Sure, my outer exterior displayed a cheerful smile and sweet hello, but I was dying inside. I’m beginning to see that life really is the sum total of our thoughts. If only I could rewind and start off August 2011 on a different brain wavelength. But I can’t. So I’m starting 2012 off fresh.
At Passion 2012’s opening session, Louie Giglio made a statement that not only instantly caught my attention, but confirmed that Jesus was specifically trying to speak to me, Emily Beth Cummins.

“Is there anything in you that needs to be brought back to life again?”

Well, yes, actually. Everything. Is that a possible answer? At that moment, my attention span went from simply being excited to be at Passion 2012 to full-fledged note taking and soul searching.

“God has come in this moment, this season, and He is intersecting our funeral processions.”

Wow. I knew I felt numb inside, but I hadn’t really thought of it that way before. I was a walking funeral procession. Inwardly depressed, dark, & dead, while outwardly trying to give condolences to the world by putting on a mask that attempted to scream, “I’m ok!”

“Luke 7:11-14 tells us something about Jesus. Verses 11-14 say, “Not long after that, Jesus went to the village Nain. His disciples were with him, along with quite a large crowd. As they approached the village gate, they met a funeral procession–a woman’s only son was being carried out for burial. And the mother was a widow. When Jesus saw her, his heart broke. He said to her, ‘Don’t cry.’ Then he went over and touched the coffin. The pallbearers stopped. He said, ‘Young man, I tell you: Get up.’ The dead son sat up and began talking. Jesus presented him to his mother.”

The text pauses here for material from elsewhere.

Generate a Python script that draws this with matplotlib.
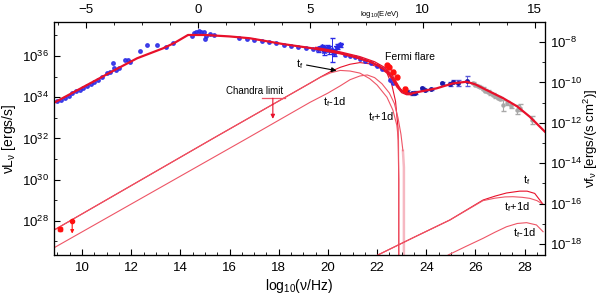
import numpy as np
import matplotlib.pyplot as plt
from matplotlib.ticker import MultipleLocator, FuncFormatter

plt.rcParams['font.family'] = ['Liberation Sans', 'DejaVu Sans']
plt.rcParams['mathtext.default'] = 'regular'

# ---- model curves, (log10 nu, log10 nuL_nu)
model_nu = [8.86, 10.45, 11.3, 12.24, 13.29, 13.78, 14.31, 15.0, 16.0, 16.83, 18.17, 19.5, 20.49,
            21.1, 21.71, 22.1, 22.4, 22.55, 22.7, 22.85, 23.0, 23.15, 23.33, 23.74, 24.42, 25.08,
            25.64, 26.0, 26.45, 27.13, 27.7, 28.21, 28.82]
model_L = [33.73, 34.75, 35.3, 35.89, 36.37, 36.65, 37.02, 37.02, 36.95, 36.86, 36.58, 36.35, 36.13,
           35.95, 35.72, 35.5, 35.25, 35.05, 34.8, 34.5, 34.3, 34.2, 34.16, 34.27, 34.43, 34.67,
           34.75, 34.62, 34.35, 33.95, 33.55, 33.05, 32.33]

bundle1_nu = [19.5, 20.5, 21.3, 21.9, 22.3, 22.6, 22.8, 22.95, 23.1, 23.3]
bundle1_L = [36.42, 36.2, 35.97, 35.72, 35.45, 35.1, 34.7, 34.4, 34.22, 34.2]
bundle2_nu = [19.5, 20.5, 21.3, 21.9, 22.3, 22.6, 22.8, 23.0, 23.2, 23.4]
bundle2_L = [36.38, 36.16, 35.9, 35.62, 35.33, 34.9, 34.5, 34.22, 34.12, 34.12]

# flare synchrotron components
tf_nu = [8.86, 15.33, 19.3, 19.7, 20.1, 20.5, 20.9, 21.3, 21.7, 22.1, 22.4, 22.6, 22.75, 22.85, 22.88, 22.88]
tf_L = [27.55, 32.0, 34.7, 34.98, 35.24, 35.45, 35.6, 35.68, 35.62, 35.42, 35.17, 34.6, 33.8, 32.5, 30.0, 26.0]
tfp_nu = [8.86, 15.33, 19.3, 19.7, 20.1, 20.5, 20.9, 21.3, 21.7, 22.0, 22.4, 22.64, 22.8, 22.87, 22.88, 22.88]
tfp_L = [27.55, 32.0, 34.7, 34.97, 35.18, 35.3, 35.27, 35.17, 34.9, 34.59, 34.0, 33.38, 32.65, 31.9, 30.0, 26.0]
tfm_nu = [8.86, 16.71, 19.27, 20.0, 20.5, 20.9, 21.3, 21.6, 21.9, 22.2, 22.5, 22.7, 22.85, 22.97, 23.05]
tfm_L = [26.69, 32.0, 33.75, 34.2, 34.55, 34.85, 35.03, 35.08, 34.95, 34.65, 34.2, 33.7, 33.0, 32.2, 31.4]
tfm_drop_nu = [23.05, 23.09, 23.09]
tfm_drop_L = [31.4, 30.6, 26.0]

# flare inverse Compton components
ic_tf_nu = [22.03, 23.5, 24.96, 26.31, 26.8, 27.26, 27.8, 28.1, 28.41, 28.75]
ic_tf_L = [26.34, 27.2, 28.04, 29.01, 29.2, 29.35, 29.44, 29.44, 29.33, 28.8]
ic_tfp_nu = [22.03, 23.5, 24.96, 26.31, 26.8, 27.2, 27.52, 27.9, 28.21, 28.5, 28.75]
ic_tfp_L = [26.34, 27.2, 28.04, 28.98, 29.1, 29.16, 29.17, 29.14, 29.09, 28.98, 28.8]
ic_tfm_nu = [24.89, 25.6, 26.31, 26.8, 27.26, 27.7, 28.08, 28.48, 28.75]
ic_tfm_L = [26.34, 26.75, 27.15, 27.45, 27.71, 27.87, 27.91, 27.8, 27.47]

# ---- data points
blue_nu = [9.0, 9.15, 9.3, 9.45, 9.6, 9.75, 9.9, 10.05, 10.2, 10.35, 10.5, 10.65, 10.8, 11.0,
           11.15, 11.27, 11.3, 11.4, 11.5, 11.75, 11.88, 11.95, 12.36, 12.63, 13.04, 13.4, 13.7,
           14.46, 14.55, 14.65, 14.75, 14.85, 14.95, 15.0, 15.05, 15.2, 15.35,
           16.4, 16.7, 17.0, 17.3, 17.6, 17.9, 18.2, 18.5, 18.8, 19.1, 19.4,
           20.7, 20.9, 21.1, 21.3, 21.5, 21.75, 22.0, 22.2, 22.52, 22.65]
blue_L = [33.8, 33.88, 33.98, 34.08, 34.18, 34.28, 34.36, 34.46, 34.56, 34.66, 34.76, 34.85, 34.96, 35.19,
          35.2, 35.66, 35.4, 35.3, 35.4, 35.82, 35.8, 35.72, 36.26, 36.53, 36.53, 36.45, 36.62,
          36.97, 37.1, 37.15, 37.2, 37.18, 37.15, 36.81, 36.95, 37.05, 37.0,
          36.88, 36.83, 36.78, 36.72, 36.67, 36.61, 36.55, 36.5, 36.45, 36.4, 36.34,
          36.05, 36.0, 35.93, 35.85, 35.78, 35.65, 35.5, 35.35, 34.83, 34.7]

xray_nu = [19.6, 19.75, 19.85, 19.95, 20.05, 20.15, 20.25, 20.35, 20.49]
xray_L = [36.33, 36.45, 36.22, 36.4, 36.3, 36.29, 36.15, 36.45, 36.53]
xray_err = [0.12, 0.1, 0.15, 0.12, 0.2, 0.6, 0.15, 0.12, 0.1]

vhe_nu = [23.2, 23.4, 23.55, 23.81, 23.94, 24.2, 24.62, 24.96, 25.1, 25.3, 25.66]
vhe_L = [34.27, 34.19, 34.22, 34.43, 34.35, 34.4, 34.7, 34.64, 34.75, 34.67, 34.8]
vhe_err = [0.08, 0.06, 0.06, 0.06, 0.06, 0.06, 0.06, 0.12, 0.08, 0.15, 0.25]

grey_nu = [25.9, 26.0, 26.1, 26.2, 26.3, 26.4, 26.5, 26.6, 26.7, 26.8, 26.9, 27.0, 27.12, 27.3,
           27.45, 27.68, 27.8, 28.28]
grey_L = [34.67, 34.6, 34.55, 34.5, 34.42, 34.32, 34.27, 34.18, 34.12, 34.04, 33.97, 33.92, 33.6, 33.72,
          33.58, 33.4, 33.5, 32.88]
grey_err = [0.05, 0.05, 0.05, 0.05, 0.06, 0.06, 0.06, 0.06, 0.06, 0.06, 0.08, 0.08, 0.25, 0.1,
            0.1, 0.2, 0.15, 0.2]

flare_nu = [22.39, 22.5, 22.63, 22.79, 23.13]
flare_L = [35.56, 35.45, 35.24, 34.97, 34.4]
flare_err = [0.07, 0.07, 0.07, 0.08, 0.08]

radio_nu = [9.1]
radio_L = [27.6]
radio_ul_nu = [9.6]
radio_ul_L = [27.98]

RED = '#e8102a'
LRED = '#ee5566'
PINK = '#f6b8c2'
BLUE = '#2a2ae6'

fig = plt.figure(figsize=(6, 2.97), dpi=100)
ax = fig.add_axes([0.09, 0.1414, 0.818, 0.7845])

# thin flare curves
ax.plot(tf_nu, tf_L, color=RED, lw=0.8, zorder=2)
ax.plot(tfp_nu, tfp_L, color=LRED, lw=0.8, zorder=2)
ax.plot(tfm_nu, tfm_L, color=LRED, lw=0.8, zorder=2)
ax.plot(tfm_drop_nu, tfm_drop_L, color=PINK, lw=1.8, zorder=1)
ax.plot(ic_tf_nu, ic_tf_L, color=RED, lw=0.8, zorder=2)
ax.plot(ic_tfp_nu, ic_tfp_L, color=LRED, lw=0.8, zorder=2)
ax.plot(ic_tfm_nu, ic_tfm_L, color=LRED, lw=0.8, zorder=2)

# data
ax.errorbar(grey_nu, grey_L, yerr=grey_err, fmt='o', ms=2.2, color='#a8a8a8', ecolor='#a8a8a8',
            elinewidth=0.8, capsize=1.8, zorder=3)
ax.plot(blue_nu, blue_L, 'o', ms=2.5, color=BLUE, alpha=0.85, zorder=4)
ax.errorbar(xray_nu, xray_L, yerr=xray_err, fmt='*', ms=4, color=BLUE, ecolor=BLUE,
            elinewidth=0.7, capsize=1.8, zorder=4)
ax.errorbar(vhe_nu, vhe_L, yerr=vhe_err, fmt='o', ms=2.5, color='#1a1aa8', ecolor='#5a5ad8',
            elinewidth=0.7, capsize=1.8, zorder=4)

# main model and bundle
ax.plot(bundle1_nu, bundle1_L, color=RED, lw=0.9, zorder=5)
ax.plot(bundle2_nu, bundle2_L, color=RED, lw=0.9, zorder=5)
ax.plot(model_nu, model_L, color=RED, lw=1.6, zorder=5)

ax.errorbar(flare_nu, flare_L, yerr=flare_err, fmt='o', ms=3.5, color='#ff1010', ecolor='#ff1010',
            elinewidth=0.8, capsize=1.5, zorder=6)
ax.errorbar(radio_nu, radio_L, xerr=0.08, yerr=0.08, fmt='o', ms=3, color='#ff1010',
            elinewidth=0.8, capsize=1.5, zorder=6)
ax.plot(radio_ul_nu, radio_ul_L, 'o', ms=3, color='#ff1010', zorder=6)
for n, l in zip(radio_ul_nu, radio_ul_L):
    ax.annotate('', xy=(n, l - 0.6), xytext=(n, l),
                arrowprops=dict(arrowstyle='-|>', color='#ff1010', lw=0.8,
                                mutation_scale=5, shrinkA=0, shrinkB=0))

# Chandra limit
ax.plot([17.3, 18.25], [33.95, 33.95], color=LRED, lw=0.9)
ax.annotate('', xy=(17.76, 32.95), xytext=(17.76, 33.95),
            arrowprops=dict(arrowstyle='-|>', color=RED, lw=0.8,
                            mutation_scale=6, shrinkA=0, shrinkB=0))
ax.text(17.03, 34.3, 'Chandra limit', fontsize=7, ha='center', va='center')

# labels
ax.annotate('', xy=(20.35, 35.29), xytext=(19.13, 35.56),
            arrowprops=dict(arrowstyle='-|>', color='black', lw=0.8,
                            mutation_scale=7, shrinkA=0, shrinkB=0))
ax.text(18.86, 35.62, 't$_{f}$', fontsize=8, ha='center', va='center')
ax.text(20.28, 33.77, 't$_{f}$-1d', fontsize=8, ha='center', va='center')
ax.text(22.15, 33.04, 't$_{f}$+1d', fontsize=8, ha='center', va='center')
ax.text(23.33, 35.95, 'Fermi flare', fontsize=7.5, ha='center', va='center')
ax.text(28.09, 29.98, 't$_{f}$', fontsize=8, ha='center', va='center')
ax.text(27.68, 28.67, 't$_{f}$+1d', fontsize=8, ha='center', va='center')
ax.text(28.0, 27.4, 't$_{f}$-1d', fontsize=8, ha='center', va='center')

# axes
ax.set_xlim(8.86, 28.82)
ax.set_ylim(26.34, 37.65)
ax.xaxis.set_major_locator(MultipleLocator(2))
ax.xaxis.set_minor_locator(MultipleLocator(0.5))
ax.yaxis.set_major_locator(MultipleLocator(2))
ax.yaxis.set_minor_locator(MultipleLocator(1))
ax.yaxis.set_major_formatter(FuncFormatter(lambda v, p: r'$10^{%d}$' % round(v)))
ax.tick_params(axis='both', which='both', direction='in', labelsize=9.5)
ax.tick_params(which='major', length=4)
ax.tick_params(which='minor', length=2)
ax.tick_params(axis='x', top=False, pad=5)
ax.tick_params(axis='y', right=False)
ax.set_xlabel('log$_{10}$(ν/Hz)', fontsize=10, labelpad=2)
ax.set_ylabel('νL$_{ν}$ [ergs/s]', fontsize=10, labelpad=3)

axt = ax.twiny()
axt.set_xlim(-6.43, 15.45)
axt.xaxis.set_major_locator(MultipleLocator(5))
axt.xaxis.set_minor_locator(MultipleLocator(1.25))
axt.tick_params(axis='x', which='both', direction='in', labelsize=9.5, pad=4)
axt.tick_params(which='major', length=4)
axt.tick_params(which='minor', length=2)

axr = ax.twinx()
axr.set_ylim(-18.54, -7.01)
axr.yaxis.set_major_locator(MultipleLocator(2))
axr.yaxis.set_minor_locator(MultipleLocator(1))
axr.yaxis.set_major_formatter(FuncFormatter(lambda v, p: r'$10^{%d}$' % round(v)))
axr.tick_params(axis='y', which='both', direction='in', labelsize=9.5)
axr.tick_params(which='major', length=4)
axr.tick_params(which='minor', length=2)
axr.set_ylabel('νf$_{ν}$ [ergs/(s cm$^{2}$)]', fontsize=9.5, labelpad=0)

fig.text(380 / 600, 1 - 15 / 297, 'log$_{10}$(E/eV)', fontsize=5.5, ha='center', va='center')

fig.savefig('out.png', dpi=100)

I was the procession in the village of Nain. What was dead inside of me? My emotions, my passion, my will to try, to love. I was dead. And I need a Savior to step into the mess of me and say, “Get up.”

After Louie finished teaching, he invited us to stand up if we needed Jesus to intersect our funeral processions. For the first time in months, I felt every fiber of my being stand. From my physical body to every breaking emotion running around crazily in my heart, I stood and worshipped a God who is FOR ME and was willing to step into the mess of me. I worshipped that night with every bit of emotion still inside me freshly awakened, feeling the God of the universe saying to the depths of my soul, “Emily, I tell you: Get up.”

It’s funny how life works. I so often get caught in the trap of thinking it’s all about me, when in reality, that’s the farthest thing from the truth. There are 27 million people trapped in the bondage of slavery, yet I think life is about me. That thought disgusts me–and it should. After my funeral procession was intersected on the second day of 2012, I began to really listen to what Jesus was saying. And when I began listening, He spoke with clarity and purpose into my life.
This semester has started on a completely different note than how the Fall semester began. I’m on a different brain wavelength. I’m not in the middle of my funeral procession anymore. In fact, I’ve never felt more alive. It all comes down to one word: Jesus. On my own, I’m a walking funeral procession. But then the God who created the stars in the sky and that crazy, beautiful ocean roaring against the sandy shore, stepped in and intersected my funeral procession, reviving the deepest, darkest places of my heart that I swore no one could ever see.

I’m ready for 2012. I’m ready to immerse myself in God’s Story. Alone, I’m dead. With Jesus, I’m ALIVE.